Monday, July 16, 2012

"Extreme" Parenting

I came across an article today about a show that TLC is running called "Extreme Parenting". I was disheartened to read the "extreme" part means extended breastfeeding, co-sleeping and elimination communication practicing parents. Extreme? Really?

The really disturbing thing about this article was the reader comments at the bottom. People comparing breastfeeding to molestation and demanding these children be taken away from their parents. I can't even comprehend why another parenting style would cause so much outrage (excluding the obvious abuse or neglect).

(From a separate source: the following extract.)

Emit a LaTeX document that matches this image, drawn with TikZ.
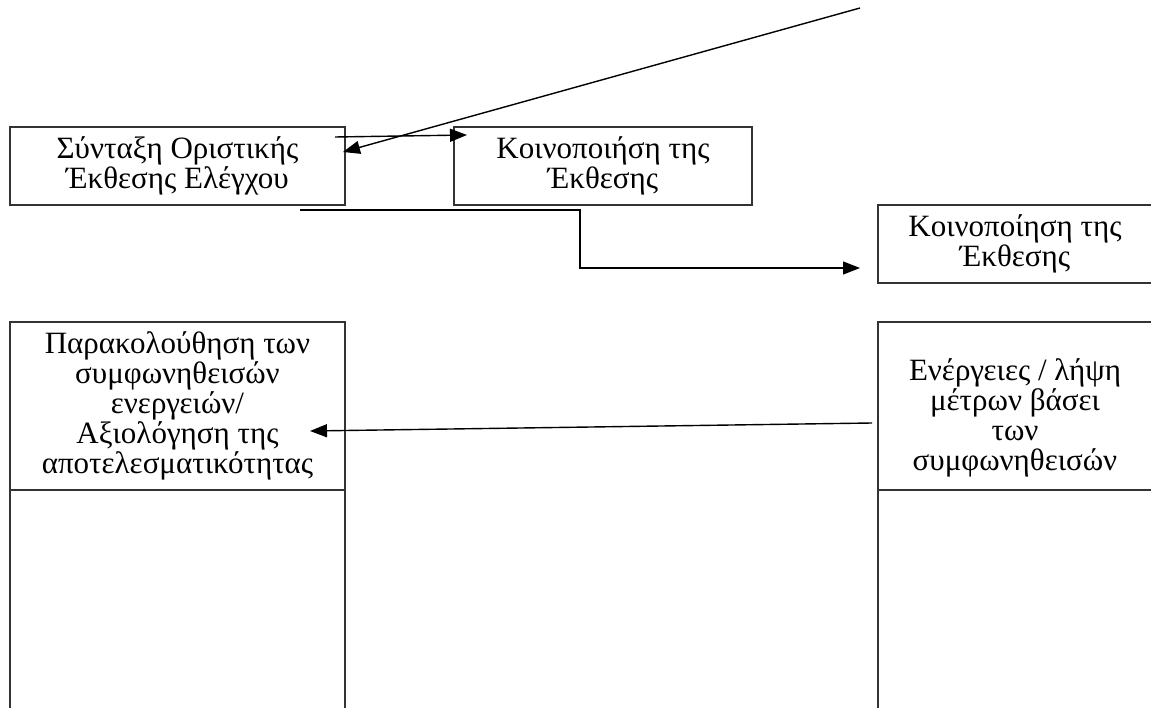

I'm having flashbacks of that horrible Time magazine cover with the Mom nursing her 3 year old as he stands on a chair. No, it wasn't horrible because the child was 3. It was horrible because it sensationalized and sexualized extended breastfeeding. There was nothing loving or nurturing about that picture. There were plenty of wonderful pictures of mothers and children on the inside, but Time chose the most obnoxious one they could find.

TLC has decided to cash in on the debate that's been sparked, and I'm irritated to say the least.

Here's the thing: why do we care so much? I mean really? As mother, heck as parents, we have a tough gig. There's a lot of work to be done with little to no recognition or appreciation. But we don't care, because the mere fact that our kids wake up every morning gives us satisfaction. So why should another person care if how long I breastfeed or if I let my baby sleep in the bed?

I guess what I'm trying to say is that as parents, we all have things that we struggle with as far as child rearing goes. I don't think that these labels (i.e. attachment parenting, authoritarian, etc) provide a positive outlook. We should really be supporting each other through parenthood, not ripping each other for things like formula vs. breastfeeding. As long as our kids are fed and healthy and happy, why all the negativity?

I hate that the media is fueling this debate. I hope we can all come to recognize that parents need to do what they feel is right for their families, not for everyone else.